→ **What you are asked to do**:
Wherever "seaborn" appears in a line, copy that line.

--- Start of Data provided ---

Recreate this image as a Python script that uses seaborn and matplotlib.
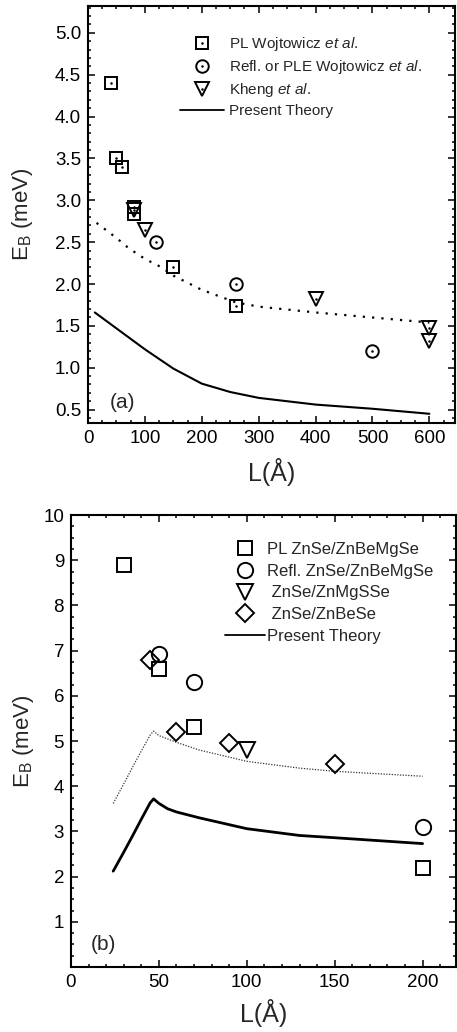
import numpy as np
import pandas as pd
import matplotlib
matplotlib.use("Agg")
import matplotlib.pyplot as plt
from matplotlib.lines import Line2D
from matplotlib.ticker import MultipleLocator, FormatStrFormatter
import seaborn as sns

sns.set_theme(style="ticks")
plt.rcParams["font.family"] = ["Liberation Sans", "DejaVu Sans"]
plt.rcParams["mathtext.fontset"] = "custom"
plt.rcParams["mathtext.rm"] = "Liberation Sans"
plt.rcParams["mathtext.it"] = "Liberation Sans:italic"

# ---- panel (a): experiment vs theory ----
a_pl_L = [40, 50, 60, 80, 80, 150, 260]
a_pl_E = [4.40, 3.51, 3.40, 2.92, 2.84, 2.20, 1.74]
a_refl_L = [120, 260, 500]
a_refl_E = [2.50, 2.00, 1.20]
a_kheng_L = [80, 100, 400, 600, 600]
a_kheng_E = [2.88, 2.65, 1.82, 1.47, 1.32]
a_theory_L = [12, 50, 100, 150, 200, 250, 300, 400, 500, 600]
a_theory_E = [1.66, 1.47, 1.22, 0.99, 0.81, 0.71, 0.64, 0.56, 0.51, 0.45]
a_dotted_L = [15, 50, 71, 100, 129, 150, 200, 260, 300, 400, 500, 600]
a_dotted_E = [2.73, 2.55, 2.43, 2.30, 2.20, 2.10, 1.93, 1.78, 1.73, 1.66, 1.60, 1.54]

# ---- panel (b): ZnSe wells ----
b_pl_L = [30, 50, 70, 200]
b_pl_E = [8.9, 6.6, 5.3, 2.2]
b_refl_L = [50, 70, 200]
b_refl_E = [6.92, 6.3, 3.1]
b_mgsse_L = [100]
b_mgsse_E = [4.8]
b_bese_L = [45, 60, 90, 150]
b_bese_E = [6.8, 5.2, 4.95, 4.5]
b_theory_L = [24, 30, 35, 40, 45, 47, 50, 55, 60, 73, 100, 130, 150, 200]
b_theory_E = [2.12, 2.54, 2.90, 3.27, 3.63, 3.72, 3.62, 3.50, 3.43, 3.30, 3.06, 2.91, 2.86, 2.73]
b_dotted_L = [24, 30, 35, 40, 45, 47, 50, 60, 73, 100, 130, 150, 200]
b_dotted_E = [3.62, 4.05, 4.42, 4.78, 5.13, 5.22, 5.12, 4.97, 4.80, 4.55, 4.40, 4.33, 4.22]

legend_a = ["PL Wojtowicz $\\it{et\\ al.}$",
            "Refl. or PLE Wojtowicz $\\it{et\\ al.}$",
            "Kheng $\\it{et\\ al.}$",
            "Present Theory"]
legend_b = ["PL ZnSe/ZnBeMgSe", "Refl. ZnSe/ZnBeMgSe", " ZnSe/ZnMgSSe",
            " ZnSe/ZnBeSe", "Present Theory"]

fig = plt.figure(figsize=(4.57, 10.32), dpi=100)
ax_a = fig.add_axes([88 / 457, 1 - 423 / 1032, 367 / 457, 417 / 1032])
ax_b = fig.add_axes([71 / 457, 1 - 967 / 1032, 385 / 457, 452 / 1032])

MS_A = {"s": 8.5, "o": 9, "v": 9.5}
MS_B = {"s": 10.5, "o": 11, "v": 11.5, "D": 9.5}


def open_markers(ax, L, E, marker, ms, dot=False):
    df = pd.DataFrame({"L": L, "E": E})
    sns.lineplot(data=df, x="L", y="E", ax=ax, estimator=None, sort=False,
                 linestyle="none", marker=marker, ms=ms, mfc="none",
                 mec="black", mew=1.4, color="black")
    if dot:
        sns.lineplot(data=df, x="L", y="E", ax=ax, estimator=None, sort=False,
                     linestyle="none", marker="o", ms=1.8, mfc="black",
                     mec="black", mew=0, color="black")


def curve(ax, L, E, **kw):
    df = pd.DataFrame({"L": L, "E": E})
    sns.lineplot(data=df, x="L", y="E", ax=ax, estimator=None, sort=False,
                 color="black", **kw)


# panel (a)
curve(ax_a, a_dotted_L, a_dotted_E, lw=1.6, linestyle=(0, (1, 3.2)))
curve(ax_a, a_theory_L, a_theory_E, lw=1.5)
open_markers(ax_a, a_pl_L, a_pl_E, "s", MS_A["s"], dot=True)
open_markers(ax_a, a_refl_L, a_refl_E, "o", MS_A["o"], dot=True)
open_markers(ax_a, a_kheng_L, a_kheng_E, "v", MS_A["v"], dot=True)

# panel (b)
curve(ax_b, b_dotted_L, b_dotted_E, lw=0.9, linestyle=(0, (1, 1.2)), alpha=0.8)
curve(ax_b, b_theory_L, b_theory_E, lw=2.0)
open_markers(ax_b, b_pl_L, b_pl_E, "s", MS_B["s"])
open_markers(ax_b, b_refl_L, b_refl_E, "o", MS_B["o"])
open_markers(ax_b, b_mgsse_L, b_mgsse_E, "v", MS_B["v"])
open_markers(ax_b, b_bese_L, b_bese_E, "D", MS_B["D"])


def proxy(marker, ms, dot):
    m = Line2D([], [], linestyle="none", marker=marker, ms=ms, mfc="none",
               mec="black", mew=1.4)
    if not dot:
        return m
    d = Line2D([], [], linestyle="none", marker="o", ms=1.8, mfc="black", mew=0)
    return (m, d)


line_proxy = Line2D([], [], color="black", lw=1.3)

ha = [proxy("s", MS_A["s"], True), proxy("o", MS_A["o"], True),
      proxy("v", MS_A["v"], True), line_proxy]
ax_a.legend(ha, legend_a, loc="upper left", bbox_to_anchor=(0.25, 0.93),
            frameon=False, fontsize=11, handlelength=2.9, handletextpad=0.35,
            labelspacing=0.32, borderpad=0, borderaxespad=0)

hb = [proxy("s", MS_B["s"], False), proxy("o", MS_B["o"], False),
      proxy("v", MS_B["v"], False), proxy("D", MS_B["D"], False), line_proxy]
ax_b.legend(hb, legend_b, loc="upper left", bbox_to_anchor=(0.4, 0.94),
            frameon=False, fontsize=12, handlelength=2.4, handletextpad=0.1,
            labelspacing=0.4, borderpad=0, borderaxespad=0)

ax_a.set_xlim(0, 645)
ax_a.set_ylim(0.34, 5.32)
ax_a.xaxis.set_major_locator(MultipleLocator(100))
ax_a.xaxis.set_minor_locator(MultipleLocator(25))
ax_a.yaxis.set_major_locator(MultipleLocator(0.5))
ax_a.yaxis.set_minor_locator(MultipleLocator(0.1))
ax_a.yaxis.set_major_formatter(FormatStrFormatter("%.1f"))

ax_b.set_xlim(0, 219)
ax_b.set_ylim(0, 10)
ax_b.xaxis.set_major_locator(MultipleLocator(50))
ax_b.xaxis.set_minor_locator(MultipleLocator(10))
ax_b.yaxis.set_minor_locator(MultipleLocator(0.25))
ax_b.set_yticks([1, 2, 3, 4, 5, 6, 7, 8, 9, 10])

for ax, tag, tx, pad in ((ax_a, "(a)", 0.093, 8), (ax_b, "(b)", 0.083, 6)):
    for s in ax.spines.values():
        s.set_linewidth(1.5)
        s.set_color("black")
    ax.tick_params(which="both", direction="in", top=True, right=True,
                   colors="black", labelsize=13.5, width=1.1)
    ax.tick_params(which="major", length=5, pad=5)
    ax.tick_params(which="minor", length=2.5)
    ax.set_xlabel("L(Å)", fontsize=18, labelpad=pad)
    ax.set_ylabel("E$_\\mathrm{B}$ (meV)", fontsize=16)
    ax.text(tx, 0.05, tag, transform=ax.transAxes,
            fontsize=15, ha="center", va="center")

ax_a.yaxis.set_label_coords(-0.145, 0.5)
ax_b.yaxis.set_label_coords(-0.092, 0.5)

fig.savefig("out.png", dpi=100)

--- End of Data provided ---

→ **Answer for this exercise**:
Recreate this image as a Python script that uses seaborn and matplotlib.
import seaborn as sns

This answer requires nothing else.